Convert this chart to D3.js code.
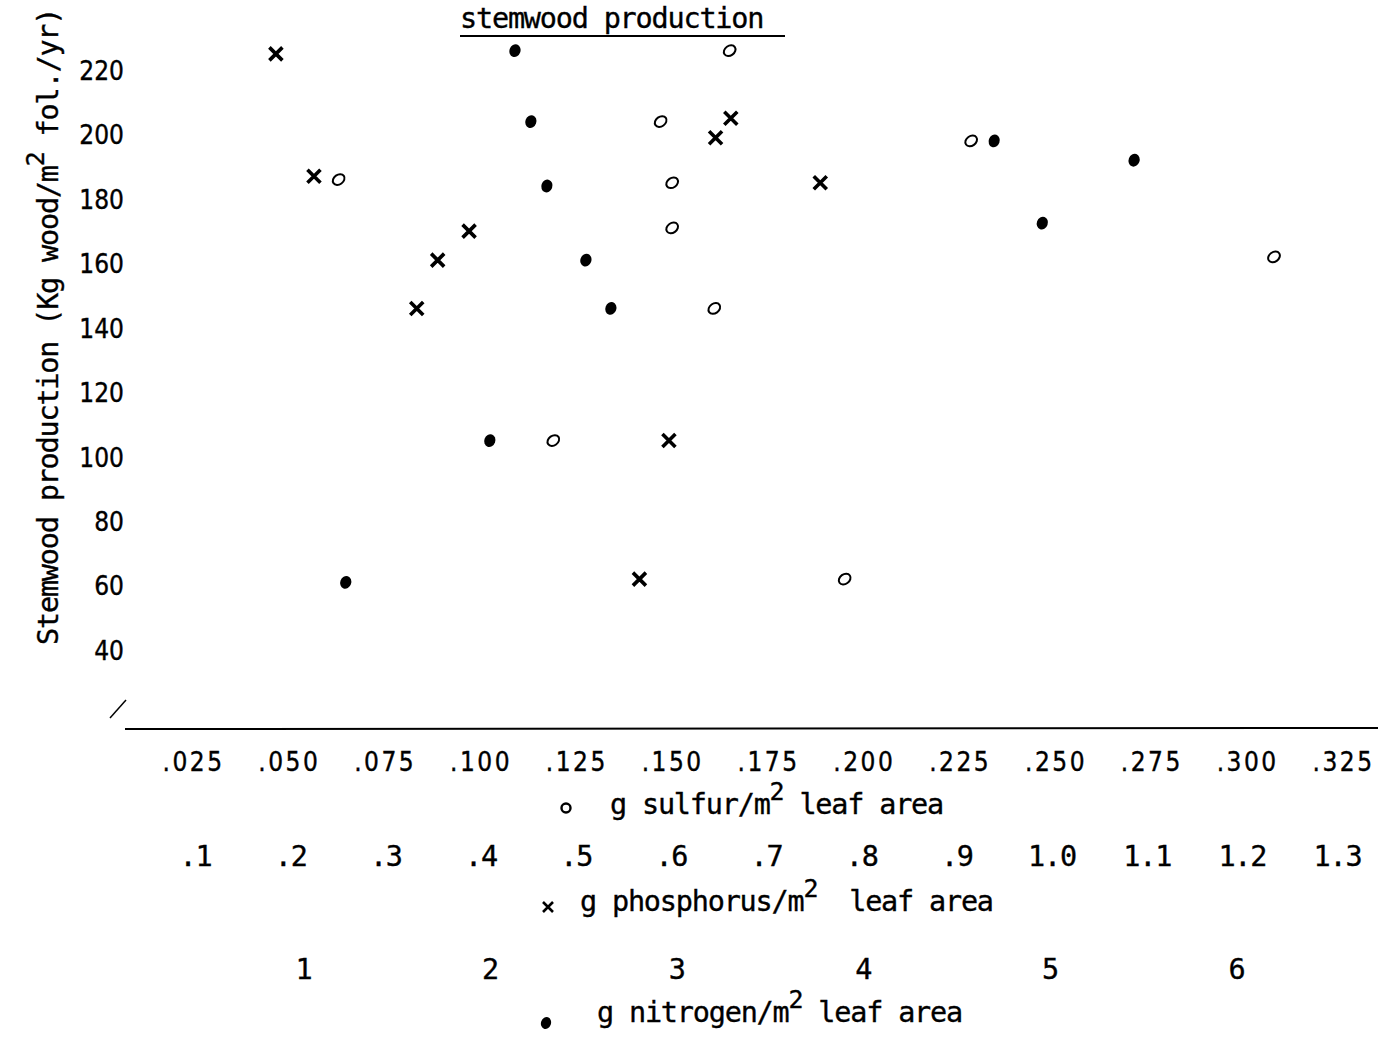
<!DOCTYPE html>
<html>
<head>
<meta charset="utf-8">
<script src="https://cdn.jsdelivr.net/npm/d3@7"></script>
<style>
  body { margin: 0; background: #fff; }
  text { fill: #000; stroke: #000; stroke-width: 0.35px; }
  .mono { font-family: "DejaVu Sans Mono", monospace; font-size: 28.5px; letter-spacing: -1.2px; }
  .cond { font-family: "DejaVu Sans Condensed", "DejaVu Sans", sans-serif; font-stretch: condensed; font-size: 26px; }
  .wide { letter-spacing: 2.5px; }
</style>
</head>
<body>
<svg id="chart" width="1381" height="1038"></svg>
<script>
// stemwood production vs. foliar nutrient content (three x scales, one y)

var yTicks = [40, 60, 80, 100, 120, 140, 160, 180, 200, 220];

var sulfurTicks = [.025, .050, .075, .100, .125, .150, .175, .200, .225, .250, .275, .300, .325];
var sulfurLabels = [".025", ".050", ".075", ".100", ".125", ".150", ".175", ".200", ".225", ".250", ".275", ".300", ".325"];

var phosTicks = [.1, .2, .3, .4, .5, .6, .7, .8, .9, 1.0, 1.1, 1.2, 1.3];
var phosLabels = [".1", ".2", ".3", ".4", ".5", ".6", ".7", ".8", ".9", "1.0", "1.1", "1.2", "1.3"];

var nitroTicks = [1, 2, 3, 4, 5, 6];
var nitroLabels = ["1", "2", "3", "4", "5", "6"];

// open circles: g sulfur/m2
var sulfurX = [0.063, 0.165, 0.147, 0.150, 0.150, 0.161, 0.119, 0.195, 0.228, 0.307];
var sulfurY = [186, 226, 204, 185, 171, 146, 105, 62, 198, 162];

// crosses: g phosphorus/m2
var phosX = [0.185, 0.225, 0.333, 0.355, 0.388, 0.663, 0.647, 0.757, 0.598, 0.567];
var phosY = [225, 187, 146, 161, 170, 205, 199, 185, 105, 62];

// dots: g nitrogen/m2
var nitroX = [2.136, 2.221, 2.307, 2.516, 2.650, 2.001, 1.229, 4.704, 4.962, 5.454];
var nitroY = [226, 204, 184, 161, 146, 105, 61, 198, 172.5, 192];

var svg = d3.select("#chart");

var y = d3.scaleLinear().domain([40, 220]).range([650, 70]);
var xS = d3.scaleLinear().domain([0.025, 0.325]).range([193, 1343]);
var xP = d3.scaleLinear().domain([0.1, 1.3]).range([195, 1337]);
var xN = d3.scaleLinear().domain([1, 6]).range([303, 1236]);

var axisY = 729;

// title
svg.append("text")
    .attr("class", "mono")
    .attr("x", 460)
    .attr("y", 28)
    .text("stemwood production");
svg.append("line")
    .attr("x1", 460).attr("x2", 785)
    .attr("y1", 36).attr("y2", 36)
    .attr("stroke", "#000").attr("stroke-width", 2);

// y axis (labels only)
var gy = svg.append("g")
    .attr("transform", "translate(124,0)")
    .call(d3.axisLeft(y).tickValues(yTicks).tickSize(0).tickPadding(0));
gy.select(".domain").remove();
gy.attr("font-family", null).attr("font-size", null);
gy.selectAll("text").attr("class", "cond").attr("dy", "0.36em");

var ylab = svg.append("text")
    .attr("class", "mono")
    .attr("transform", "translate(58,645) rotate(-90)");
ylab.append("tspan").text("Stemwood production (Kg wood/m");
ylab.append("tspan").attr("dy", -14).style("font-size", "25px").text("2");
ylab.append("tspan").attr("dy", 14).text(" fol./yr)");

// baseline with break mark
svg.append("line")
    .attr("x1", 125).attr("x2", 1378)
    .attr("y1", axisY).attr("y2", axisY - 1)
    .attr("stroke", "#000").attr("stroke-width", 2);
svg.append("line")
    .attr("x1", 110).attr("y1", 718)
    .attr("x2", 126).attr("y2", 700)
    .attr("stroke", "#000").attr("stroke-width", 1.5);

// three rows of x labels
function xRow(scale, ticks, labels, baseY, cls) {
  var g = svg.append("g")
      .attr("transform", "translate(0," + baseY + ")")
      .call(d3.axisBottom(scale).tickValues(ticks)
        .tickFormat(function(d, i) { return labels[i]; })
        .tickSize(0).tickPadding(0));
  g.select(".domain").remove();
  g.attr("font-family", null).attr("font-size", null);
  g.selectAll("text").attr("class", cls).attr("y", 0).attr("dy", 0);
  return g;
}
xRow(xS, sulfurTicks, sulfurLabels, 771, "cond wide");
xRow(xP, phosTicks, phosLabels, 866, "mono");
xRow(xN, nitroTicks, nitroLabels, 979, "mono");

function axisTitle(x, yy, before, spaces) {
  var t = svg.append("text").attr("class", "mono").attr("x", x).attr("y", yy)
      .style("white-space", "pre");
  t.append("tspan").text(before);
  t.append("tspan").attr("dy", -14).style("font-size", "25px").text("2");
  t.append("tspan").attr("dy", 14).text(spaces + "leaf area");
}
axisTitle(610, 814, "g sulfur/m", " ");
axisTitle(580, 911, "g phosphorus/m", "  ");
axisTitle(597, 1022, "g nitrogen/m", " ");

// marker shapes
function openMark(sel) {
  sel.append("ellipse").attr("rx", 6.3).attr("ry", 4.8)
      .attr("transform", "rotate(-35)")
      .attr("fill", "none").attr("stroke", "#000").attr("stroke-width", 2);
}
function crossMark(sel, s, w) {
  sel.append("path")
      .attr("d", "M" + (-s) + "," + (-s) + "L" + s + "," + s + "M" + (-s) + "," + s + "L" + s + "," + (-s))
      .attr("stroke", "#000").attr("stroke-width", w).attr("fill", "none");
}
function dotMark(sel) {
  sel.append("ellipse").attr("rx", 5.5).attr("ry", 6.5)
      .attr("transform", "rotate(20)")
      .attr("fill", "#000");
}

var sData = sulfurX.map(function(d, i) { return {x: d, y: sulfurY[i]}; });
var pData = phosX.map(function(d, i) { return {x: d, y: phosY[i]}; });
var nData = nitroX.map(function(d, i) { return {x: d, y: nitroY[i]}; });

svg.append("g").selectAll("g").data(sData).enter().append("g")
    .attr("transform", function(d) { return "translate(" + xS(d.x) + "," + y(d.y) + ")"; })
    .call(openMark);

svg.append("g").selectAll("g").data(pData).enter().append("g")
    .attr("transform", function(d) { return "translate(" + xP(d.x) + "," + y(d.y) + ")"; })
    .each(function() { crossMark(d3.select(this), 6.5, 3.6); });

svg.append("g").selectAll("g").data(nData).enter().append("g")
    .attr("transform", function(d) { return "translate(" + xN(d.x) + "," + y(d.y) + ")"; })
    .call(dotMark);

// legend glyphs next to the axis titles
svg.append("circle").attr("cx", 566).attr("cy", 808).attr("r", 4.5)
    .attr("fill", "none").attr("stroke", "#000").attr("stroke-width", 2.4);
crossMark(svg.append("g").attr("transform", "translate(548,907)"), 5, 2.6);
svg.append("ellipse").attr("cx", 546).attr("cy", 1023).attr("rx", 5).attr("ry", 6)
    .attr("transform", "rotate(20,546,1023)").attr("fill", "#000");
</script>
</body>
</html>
========
* Prompt:
All of the material above should be reproduced exactly, except the pictures.

* Solution:
Convert this chart to D3.js code.
<!DOCTYPE html>
<html>
<head>
<meta charset="utf-8">
<script src="https://cdn.jsdelivr.net/npm/d3@7"></script>
<style>
  body { margin: 0; background: #fff; }
  text { fill: #000; stroke: #000; stroke-width: 0.35px; }
  .mono { font-family: "DejaVu Sans Mono", monospace; font-size: 28.5px; letter-spacing: -1.2px; }
  .cond { font-family: "DejaVu Sans Condensed", "DejaVu Sans", sans-serif; font-stretch: condensed; font-size: 26px; }
  .wide { letter-spacing: 2.5px; }
</style>
</head>
<body>
<svg id="chart" width="1381" height="1038"></svg>
<script>
// stemwood production vs. foliar nutrient content (three x scales, one y)

var yTicks = [40, 60, 80, 100, 120, 140, 160, 180, 200, 220];

var sulfurTicks = [.025, .050, .075, .100, .125, .150, .175, .200, .225, .250, .275, .300, .325];
var sulfurLabels = [".025", ".050", ".075", ".100", ".125", ".150", ".175", ".200", ".225", ".250", ".275", ".300", ".325"];

var phosTicks = [.1, .2, .3, .4, .5, .6, .7, .8, .9, 1.0, 1.1, 1.2, 1.3];
var phosLabels = [".1", ".2", ".3", ".4", ".5", ".6", ".7", ".8", ".9", "1.0", "1.1", "1.2", "1.3"];

var nitroTicks = [1, 2, 3, 4, 5, 6];
var nitroLabels = ["1", "2", "3", "4", "5", "6"];

// open circles: g sulfur/m2
var sulfurX = [0.063, 0.165, 0.147, 0.150, 0.150, 0.161, 0.119, 0.195, 0.228, 0.307];
var sulfurY = [186, 226, 204, 185, 171, 146, 105, 62, 198, 162];

// crosses: g phosphorus/m2
var phosX = [0.185, 0.225, 0.333, 0.355, 0.388, 0.663, 0.647, 0.757, 0.598, 0.567];
var phosY = [225, 187, 146, 161, 170, 205, 199, 185, 105, 62];

// dots: g nitrogen/m2
var nitroX = [2.136, 2.221, 2.307, 2.516, 2.650, 2.001, 1.229, 4.704, 4.962, 5.454];
var nitroY = [226, 204, 184, 161, 146, 105, 61, 198, 172.5, 192];

var svg = d3.select("#chart");

var y = d3.scaleLinear().domain([40, 220]).range([650, 70]);
var xS = d3.scaleLinear().domain([0.025, 0.325]).range([193, 1343]);
var xP = d3.scaleLinear().domain([0.1, 1.3]).range([195, 1337]);
var xN = d3.scaleLinear().domain([1, 6]).range([303, 1236]);

var axisY = 729;

// title
svg.append("text")
    .attr("class", "mono")
    .attr("x", 460)
    .attr("y", 28)
    .text("stemwood production");
svg.append("line")
    .attr("x1", 460).attr("x2", 785)
    .attr("y1", 36).attr("y2", 36)
    .attr("stroke", "#000").attr("stroke-width", 2);

// y axis (labels only)
var gy = svg.append("g")
    .attr("transform", "translate(124,0)")
    .call(d3.axisLeft(y).tickValues(yTicks).tickSize(0).tickPadding(0));
gy.select(".domain").remove();
gy.attr("font-family", null).attr("font-size", null);
gy.selectAll("text").attr("class", "cond").attr("dy", "0.36em");

var ylab = svg.append("text")
    .attr("class", "mono")
    .attr("transform", "translate(58,645) rotate(-90)");
ylab.append("tspan").text("Stemwood production (Kg wood/m");
ylab.append("tspan").attr("dy", -14).style("font-size", "25px").text("2");
ylab.append("tspan").attr("dy", 14).text(" fol./yr)");

// baseline with break mark
svg.append("line")
    .attr("x1", 125).attr("x2", 1378)
    .attr("y1", axisY).attr("y2", axisY - 1)
    .attr("stroke", "#000").attr("stroke-width", 2);
svg.append("line")
    .attr("x1", 110).attr("y1", 718)
    .attr("x2", 126).attr("y2", 700)
    .attr("stroke", "#000").attr("stroke-width", 1.5);

// three rows of x labels
function xRow(scale, ticks, labels, baseY, cls) {
  var g = svg.append("g")
      .attr("transform", "translate(0," + baseY + ")")
      .call(d3.axisBottom(scale).tickValues(ticks)
        .tickFormat(function(d, i) { return labels[i]; })
        .tickSize(0).tickPadding(0));
  g.select(".domain").remove();
  g.attr("font-family", null).attr("font-size", null);
  g.selectAll("text").attr("class", cls).attr("y", 0).attr("dy", 0);
  return g;
}
xRow(xS, sulfurTicks, sulfurLabels, 771, "cond wide");
xRow(xP, phosTicks, phosLabels, 866, "mono");
xRow(xN, nitroTicks, nitroLabels, 979, "mono");

function axisTitle(x, yy, before, spaces) {
  var t = svg.append("text").attr("class", "mono").attr("x", x).attr("y", yy)
      .style("white-space", "pre");
  t.append("tspan").text(before);
  t.append("tspan").attr("dy", -14).style("font-size", "25px").text("2");
  t.append("tspan").attr("dy", 14).text(spaces + "leaf area");
}
axisTitle(610, 814, "g sulfur/m", " ");
axisTitle(580, 911, "g phosphorus/m", "  ");
axisTitle(597, 1022, "g nitrogen/m", " ");

// marker shapes
function openMark(sel) {
  sel.append("ellipse").attr("rx", 6.3).attr("ry", 4.8)
      .attr("transform", "rotate(-35)")
      .attr("fill", "none").attr("stroke", "#000").attr("stroke-width", 2);
}
function crossMark(sel, s, w) {
  sel.append("path")
      .attr("d", "M" + (-s) + "," + (-s) + "L" + s + "," + s + "M" + (-s) + "," + s + "L" + s + "," + (-s))
      .attr("stroke", "#000").attr("stroke-width", w).attr("fill", "none");
}
function dotMark(sel) {
  sel.append("ellipse").attr("rx", 5.5).attr("ry", 6.5)
      .attr("transform", "rotate(20)")
      .attr("fill", "#000");
}

var sData = sulfurX.map(function(d, i) { return {x: d, y: sulfurY[i]}; });
var pData = phosX.map(function(d, i) { return {x: d, y: phosY[i]}; });
var nData = nitroX.map(function(d, i) { return {x: d, y: nitroY[i]}; });

svg.append("g").selectAll("g").data(sData).enter().append("g")
    .attr("transform", function(d) { return "translate(" + xS(d.x) + "," + y(d.y) + ")"; })
    .call(openMark);

svg.append("g").selectAll("g").data(pData).enter().append("g")
    .attr("transform", function(d) { return "translate(" + xP(d.x) + "," + y(d.y) + ")"; })
    .each(function() { crossMark(d3.select(this), 6.5, 3.6); });

svg.append("g").selectAll("g").data(nData).enter().append("g")
    .attr("transform", function(d) { return "translate(" + xN(d.x) + "," + y(d.y) + ")"; })
    .call(dotMark);

// legend glyphs next to the axis titles
svg.append("circle").attr("cx", 566).attr("cy", 808).attr("r", 4.5)
    .attr("fill", "none").attr("stroke", "#000").attr("stroke-width", 2.4);
crossMark(svg.append("g").attr("transform", "translate(548,907)"), 5, 2.6);
svg.append("ellipse").attr("cx", 546).attr("cy", 1023).attr("rx", 5).attr("ry", 6)
    .attr("transform", "rotate(20,546,1023)").attr("fill", "#000");
</script>
</body>
</html>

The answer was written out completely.